A common pattern in mailing lists/forums/etc. is the "just make it an option" guy. People are talking about their wishlists for future versions of <Gimp/emacs/Xorg/LibreOffice/whatever>, and sometimes these wishlists conflict. One group says a UI should be one way, another group says it should be some other mutually exclusive way, and a third group thinks the developers should implement both and just make it an option in a dotfile to make everyone happy.

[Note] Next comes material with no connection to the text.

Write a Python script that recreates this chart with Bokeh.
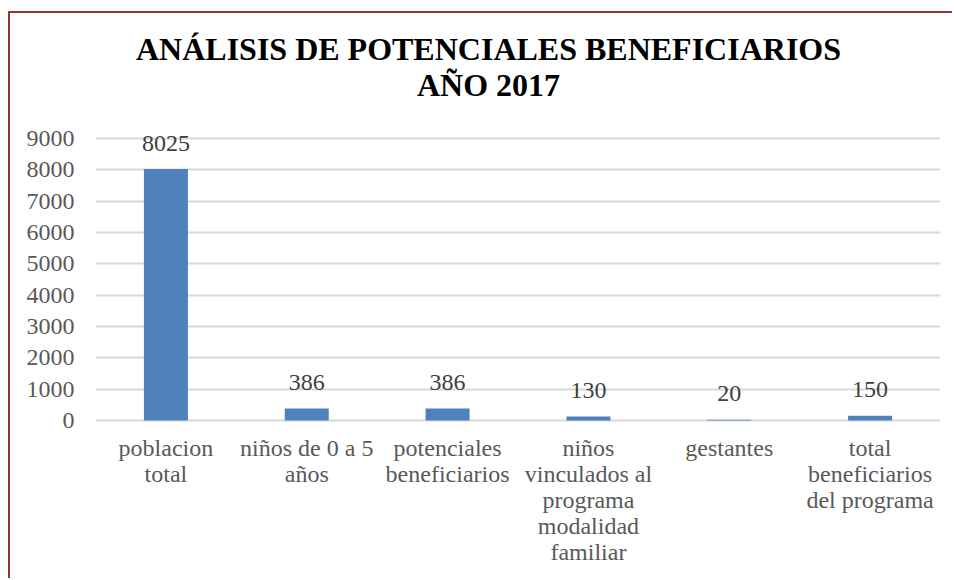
from bokeh.plotting import figure
from bokeh.models import FixedTicker, Label, ColumnDataSource, Range1d
from bokeh.core.properties import value
from bokeh.embed import file_html
from bokeh.resources import INLINE

categories = ["poblacion\ntotal", "niños de 0 a 5\naños", "potenciales\nbeneficiarios",
              "niños\nvinculados al\nprograma\nmodalidad\nfamiliar", "gestantes",
              "total\nbeneficiarios\ndel programa"]
values = [8025, 386, 386, 130, 20, 150]
value_labels = [str(v) for v in values]
y_ticks = [0, 1000, 2000, 3000, 4000, 5000, 6000, 7000, 8000, 9000]
title_lines = ["ANÁLISIS DE POTENCIALES BENEFICIARIOS", "AÑO 2017"]

FONT = "'Liberation Serif', 'Times New Roman', serif"
BORDER = "#993333"

# layout (page pixels)
CANVAS_TOP, CANVAS_BOTTOM = 13, 580
ZERO_PX, TOP_PX = 420, 138           # pixel rows of y=0 and y=9000
per_px = 9000 / (ZERO_PX - TOP_PX)
y_hi = (ZERO_PX - CANVAS_TOP) * per_px
y_lo = -(CANVAS_BOTTOM - ZERO_PX) * per_px

src = ColumnDataSource(dict(cat=categories, val=values, lab=value_labels,
                            zero=[0] * len(values)))

p = figure(x_range=categories, y_range=Range1d(y_lo, y_hi),
           width=944, height=CANVAS_BOTTOM - CANVAS_TOP,
           output_backend="svg", toolbar_location=None, x_axis_location=None,
           min_border_left=85, min_border_right=14, min_border_top=0, min_border_bottom=0)
p.x_range.range_padding = 0
p.outline_line_color = None
p.styles = {"border-top": f"2px solid {BORDER}", "border-left": f"2px solid {BORDER}",
            "margin-top": "11px", "margin-left": "8px"}

p.vbar(x="cat", top="val", width=0.3125, source=src, fill_color="#4F81BD", line_color=None)
p.text(x="cat", y="val", text="lab", source=src, text_align="center",
       text_baseline="alphabetic", y_offset=-26, text_font_size="24px",
       text_color="#404040", text_font=value(FONT))
p.text(x="cat", y="zero", text="cat", source=src, text_align="center",
       text_baseline="top", y_offset=14, text_font_size="24px", text_line_height=1.0,
       text_color="#595959", text_font=value(FONT))

p.xgrid.grid_line_color = None
p.ygrid.grid_line_color = "#D9D9D9"
p.ygrid.grid_line_width = 2
p.yaxis.ticker = FixedTicker(ticks=y_ticks)
ax = p.yaxis[0]
ax.axis_line_color = None
ax.major_tick_line_color = None
ax.minor_tick_line_color = None
ax.major_tick_out = 0
ax.major_tick_in = 0
ax.major_label_text_font = FONT
ax.major_label_text_font_size = "24px"
ax.major_label_text_color = "#595959"
ax.major_label_standoff = 21

for txt, yoff in zip(title_lines, [CANVAS_BOTTOM - 48, CANVAS_BOTTOM - 84]):
    p.add_layout(Label(x=393, y=yoff, x_units="screen", y_units="screen", text=txt,
                       text_align="center", text_baseline="alphabetic",
                       text_font=FONT, text_font_style="bold", text_font_size="32px",
                       text_color="#000000"))

open("out.html", "w").write(file_html(p, INLINE))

Sometimes "just make it an option" guy is right, but in hindsight it should never be the default resolution to the disagreement. In those days I defaulted to "just make it an option", and really internalized that philosophy because it felt like all benefit and no cost. Why wouldn't you make everyone happy, if you could do that instead of making one group happy at the expense of another group? I think it's a really common trap people fall into early on because they have yet to directly perceive the costs that that approach can incur over time in software development. Sometimes they've also tricked themselves into overvaluing their workflows and muscle memory, which they may have defined in part because it was easier for them to define their own keybindings than memorize what the default ones were, which I now think is an antipattern in itself.

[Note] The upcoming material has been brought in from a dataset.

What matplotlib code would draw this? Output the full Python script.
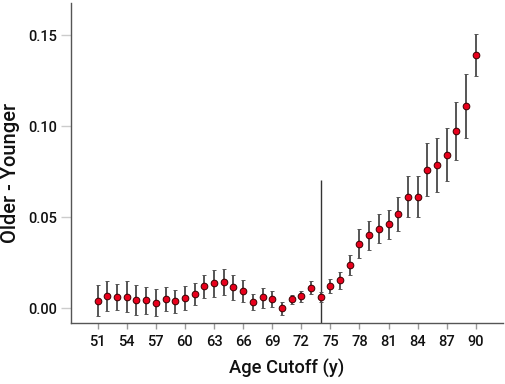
import numpy as np
import matplotlib
matplotlib.use("Agg")
import matplotlib.pyplot as plt

# values
ages = list(range(51, 91))
diff = [0.0040, 0.0064, 0.0059, 0.0062, 0.0046, 0.0044, 0.0029, 0.0049, 0.0038, 0.0053,
        0.0077, 0.0119, 0.0136, 0.0145, 0.0115, 0.0092, 0.0034, 0.0059, 0.0048, -0.0002,
        0.0048, 0.0066, 0.0112, 0.0059, 0.0119, 0.0152, 0.0236, 0.0353, 0.0399, 0.0436,
        0.0460, 0.0516, 0.0613, 0.0613, 0.0760, 0.0784, 0.0842, 0.0971, 0.1110, 0.1390]
upper = [0.0128, 0.0147, 0.0132, 0.0147, 0.0128, 0.0115, 0.0103, 0.0115, 0.0101, 0.0119,
         0.0136, 0.0183, 0.0211, 0.0214, 0.0181, 0.0152, 0.0075, 0.0112, 0.0092, 0.0033,
         0.0070, 0.0095, 0.0148, 0.0086, 0.0158, 0.0200, 0.0291, 0.0432, 0.0480, 0.0518,
         0.0537, 0.0610, 0.0727, 0.0727, 0.0908, 0.0932, 0.0989, 0.1130, 0.1284, 0.1504]
lower = [-0.0046, -0.0018, -0.0009, -0.0022, -0.0040, -0.0031, -0.0046, -0.0018, -0.0026, -0.0013,
         0.0018, 0.0055, 0.0060, 0.0070, 0.0046, 0.0031, -0.0009, 0.0002, 0.0005, -0.0038,
         0.0024, 0.0035, 0.0079, 0.0031, 0.0082, 0.0106, 0.0179, 0.0275, 0.0317, 0.0355,
         0.0381, 0.0421, 0.0502, 0.0502, 0.0615, 0.0637, 0.0698, 0.0813, 0.0936, 0.1277]
cutoff = 74
cutoff_top = 0.0703
xticks = list(range(51, 91, 3))
yticks = [0.00, 0.05, 0.10, 0.15]

plt.rcParams['font.family'] = ['Roboto', 'DejaVu Sans']

fig = plt.figure(figsize=(5.05, 3.84), dpi=100)
ax = fig.add_axes([0.1406, 0.1589, 0.8554, 0.8331])

d = np.array(diff)
yerr = np.vstack([d - np.array(lower), np.array(upper) - d])
ax.errorbar(ages, diff, yerr=yerr, fmt='o', color='#555555', ecolor='#555555',
            elinewidth=1.4, capsize=1.5, capthick=1.0,
            markerfacecolor='#e8001c', markeredgecolor='#3a0000',
            markeredgewidth=0.7, markersize=4.8, zorder=3)

ax.vlines(cutoff, -0.0082, cutoff_top, color='#333333', linewidth=1.0, zorder=2)

ax.set_xlim(48.25, 92.8)
ax.set_ylim(-0.0082, 0.1676)
ax.set_xticks(xticks)
ax.set_yticks(yticks)
ax.set_yticklabels(['0.00', '0.05', '0.10', '0.15'])

for s in ['top', 'right']:
    ax.spines[s].set_visible(False)
for s in ['left', 'bottom']:
    ax.spines[s].set_color('#555555')
    ax.spines[s].set_linewidth(1.0)

ax.tick_params(axis='y', length=7, width=1.0, color='#cccccc', labelsize=10.5,
               labelcolor='#111111', pad=3)
ax.tick_params(axis='x', length=4, width=1.0, color='#999999', labelsize=10.5,
               labelcolor='#111111', pad=5)
for lab in ax.get_xticklabels() + ax.get_yticklabels():
    lab.set_fontweight('medium')

ax.set_xlabel('Age Cutoff (y)', fontsize=13.2, color='#111111', labelpad=7,
              fontweight='medium')
ax.set_ylabel('Older - Younger', fontsize=14.5, color='#111111', labelpad=12,
              fontweight='medium')
ax.yaxis.set_label_coords(-0.118, 0.47)

fig.savefig('out.png', dpi=100)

The main thing that changed for me is spending the intervening decades doing work on multiple machines all the time, running different versions of different OSes, often times starting from fresh installs. That made it more pragmatic to always learn software in its default config, and only tweak configs if it's absolutely necessary or otherwise pretty important to me. It's also forced me to learn all sorts of useful stuff that I probably wouldn't have otherwise. It also drove home just how much my desire to tweak configs was just because it was fun for me (and I had lots more free time back then), rather than something that made me more effective as an engineer.

But that's just from a user perspective. From a developer perspective, having "just make it an option" be the default form of conflict resolution leads to all sorts of unanticipated complications in practice. Every time an alternative code path is added for something, the code becomes a teensy bit more fragile and likely accrues a teensy bit of technical debt. The fragility and technical debt accrues over the years, and eventually can turn even the best software into an unmaintainable mess. I'm not dogmatic about it- some things should be options. It's just never my default position, and I have a much higher bar nowadays for making something an option.

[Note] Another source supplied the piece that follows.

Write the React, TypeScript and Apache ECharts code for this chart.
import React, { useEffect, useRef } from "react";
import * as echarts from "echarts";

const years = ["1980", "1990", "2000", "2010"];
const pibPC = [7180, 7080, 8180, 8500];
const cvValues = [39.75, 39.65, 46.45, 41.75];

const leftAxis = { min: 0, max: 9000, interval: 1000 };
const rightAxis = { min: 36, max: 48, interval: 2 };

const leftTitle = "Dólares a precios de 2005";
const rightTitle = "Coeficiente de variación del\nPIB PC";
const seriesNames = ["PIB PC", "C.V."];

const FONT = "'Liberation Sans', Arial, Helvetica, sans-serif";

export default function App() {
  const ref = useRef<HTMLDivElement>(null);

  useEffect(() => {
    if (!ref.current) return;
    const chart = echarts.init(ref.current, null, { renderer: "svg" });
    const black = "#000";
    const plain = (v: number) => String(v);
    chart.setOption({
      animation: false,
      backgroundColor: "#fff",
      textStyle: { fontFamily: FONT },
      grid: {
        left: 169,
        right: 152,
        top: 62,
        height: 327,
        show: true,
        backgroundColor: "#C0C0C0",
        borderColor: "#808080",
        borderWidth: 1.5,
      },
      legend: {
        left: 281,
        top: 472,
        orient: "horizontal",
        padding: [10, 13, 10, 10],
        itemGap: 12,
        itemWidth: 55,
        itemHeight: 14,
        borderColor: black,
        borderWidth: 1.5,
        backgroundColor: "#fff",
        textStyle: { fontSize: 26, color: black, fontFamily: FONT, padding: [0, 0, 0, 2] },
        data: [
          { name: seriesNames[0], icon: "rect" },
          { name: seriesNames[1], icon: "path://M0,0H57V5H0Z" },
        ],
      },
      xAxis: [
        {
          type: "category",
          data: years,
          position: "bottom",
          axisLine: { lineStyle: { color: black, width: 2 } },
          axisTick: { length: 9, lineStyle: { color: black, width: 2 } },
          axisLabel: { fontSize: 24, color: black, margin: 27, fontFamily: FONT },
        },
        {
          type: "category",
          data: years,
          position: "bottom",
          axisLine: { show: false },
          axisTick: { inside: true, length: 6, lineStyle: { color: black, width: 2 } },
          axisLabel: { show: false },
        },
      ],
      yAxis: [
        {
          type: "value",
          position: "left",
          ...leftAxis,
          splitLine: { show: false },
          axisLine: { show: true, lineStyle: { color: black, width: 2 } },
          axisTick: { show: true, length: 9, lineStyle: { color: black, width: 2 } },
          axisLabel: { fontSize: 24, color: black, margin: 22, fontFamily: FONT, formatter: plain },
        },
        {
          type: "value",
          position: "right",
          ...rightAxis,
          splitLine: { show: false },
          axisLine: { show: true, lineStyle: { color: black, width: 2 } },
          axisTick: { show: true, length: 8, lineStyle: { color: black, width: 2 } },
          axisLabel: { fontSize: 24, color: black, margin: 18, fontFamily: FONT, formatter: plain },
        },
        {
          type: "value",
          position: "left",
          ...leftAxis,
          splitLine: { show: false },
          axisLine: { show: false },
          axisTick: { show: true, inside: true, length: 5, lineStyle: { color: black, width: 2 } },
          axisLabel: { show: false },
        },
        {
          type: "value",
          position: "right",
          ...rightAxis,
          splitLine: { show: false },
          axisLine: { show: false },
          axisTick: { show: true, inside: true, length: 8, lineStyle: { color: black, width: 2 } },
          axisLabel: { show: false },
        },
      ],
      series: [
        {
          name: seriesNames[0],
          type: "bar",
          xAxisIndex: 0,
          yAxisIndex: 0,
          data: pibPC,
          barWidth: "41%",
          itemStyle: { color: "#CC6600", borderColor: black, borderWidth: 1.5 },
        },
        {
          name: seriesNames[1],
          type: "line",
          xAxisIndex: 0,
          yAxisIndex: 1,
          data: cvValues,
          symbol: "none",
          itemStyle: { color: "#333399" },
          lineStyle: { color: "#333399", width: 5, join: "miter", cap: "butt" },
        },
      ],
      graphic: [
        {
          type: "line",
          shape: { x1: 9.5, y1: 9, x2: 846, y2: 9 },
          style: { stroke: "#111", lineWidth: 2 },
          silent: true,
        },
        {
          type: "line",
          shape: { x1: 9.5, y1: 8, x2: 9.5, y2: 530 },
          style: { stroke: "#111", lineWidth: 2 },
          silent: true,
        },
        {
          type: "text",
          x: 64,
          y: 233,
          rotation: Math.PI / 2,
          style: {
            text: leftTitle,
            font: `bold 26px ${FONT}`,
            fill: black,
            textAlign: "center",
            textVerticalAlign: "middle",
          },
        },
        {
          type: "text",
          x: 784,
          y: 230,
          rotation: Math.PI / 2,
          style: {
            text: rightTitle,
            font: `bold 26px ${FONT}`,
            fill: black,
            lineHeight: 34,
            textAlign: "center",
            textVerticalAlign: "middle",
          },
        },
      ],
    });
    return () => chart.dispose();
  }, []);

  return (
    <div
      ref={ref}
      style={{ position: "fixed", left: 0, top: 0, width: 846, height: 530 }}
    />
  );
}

I agree completely, but like to think of it a little differently.

While it's easy enough to put your dotfiles on github, and pull them down onto every machine you touch, or possibly even automate that, it doesn't solve the fundamental problem that software that requires extensive customization is not good software.

If the right trade-offs haven't already been made in the default configuration, then it's an immature application waiting for a rewrite.